Sunday, August 14, 2011

Helping

So when Ashley told me she wanted to see The Help, I groaned. (I can't remember if it was inward or not.) Like, honestly, I would rather not see another movie about benevolent white people who have no sense of larger structural oppression. I don't need to see a movie about that; I'm around white people who already think that and I see it on tv when I am trying to avoid blatant misogyny.
So I was reading this article which is written for young clergywomen about the same book, and I am so glad someone finally laid a particular set of thoughts out for me that I think I've been circling for awhile but have struggled to articulate. The author writes that "the challenge of living amidst privilege can be that Jesus' teachings are incredibly indicting to our own lives, which is part of what makes stories focused on morals so much more inviting, and so much more tempting, than stories focused on ethics." Although I had never thought about it in terms of this book, I have always found all the prattle of most of my fellow Christians to be disappointingly about living to some vague moral stance more based on things like not having sex before marriage or abortions. I can't even think of a fellow Christian peer who has ever once mentioned structural problems or Jesus's work on said subject. (I had a priest who would give sermons on religious tolerance and women's unpaid and unacknowledged labor, and seriously, that guy was mostly awesome.
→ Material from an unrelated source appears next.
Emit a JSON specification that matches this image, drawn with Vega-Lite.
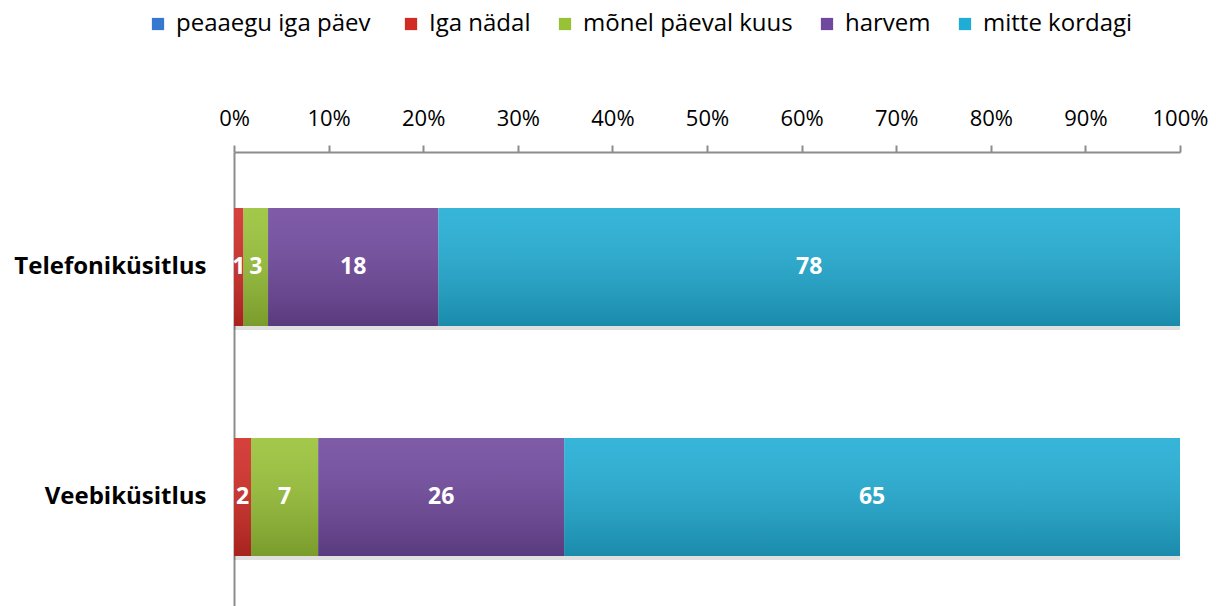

On the other side of the religious spectrum, I can think of a few atheists who had it together when it came to these kinds of problems.)
I've been meditating frequently on how disappointed I am with other Christians, because I suspect the why is important, and I think this might be a very big answer on the why. Because, ultimately, if we aren't against the forces that cause things like poverty and discrimination, that, honestly, what are we in this religion for? Are we here on earth as Christians because we want to improve our communities or because we need something to make us feel superior? If we focus on ending injustices, we are here for the community. If we focus on morals not only are we going to fall short on what God calls us to do, but we're going to end up tending to our egos and not the flock.
As some other notes, I really like the rest of this article for pointing out some of the difficulties with race. I loved this quote that the author brings up "For the dishonesty upon which a society is founded makes every emotion suspect, makes it impossible to know whether what flowed between two people was honest feeling or pity or pragmatism." In this instance, it is used in the context of race, but could easily be applied to other power structures.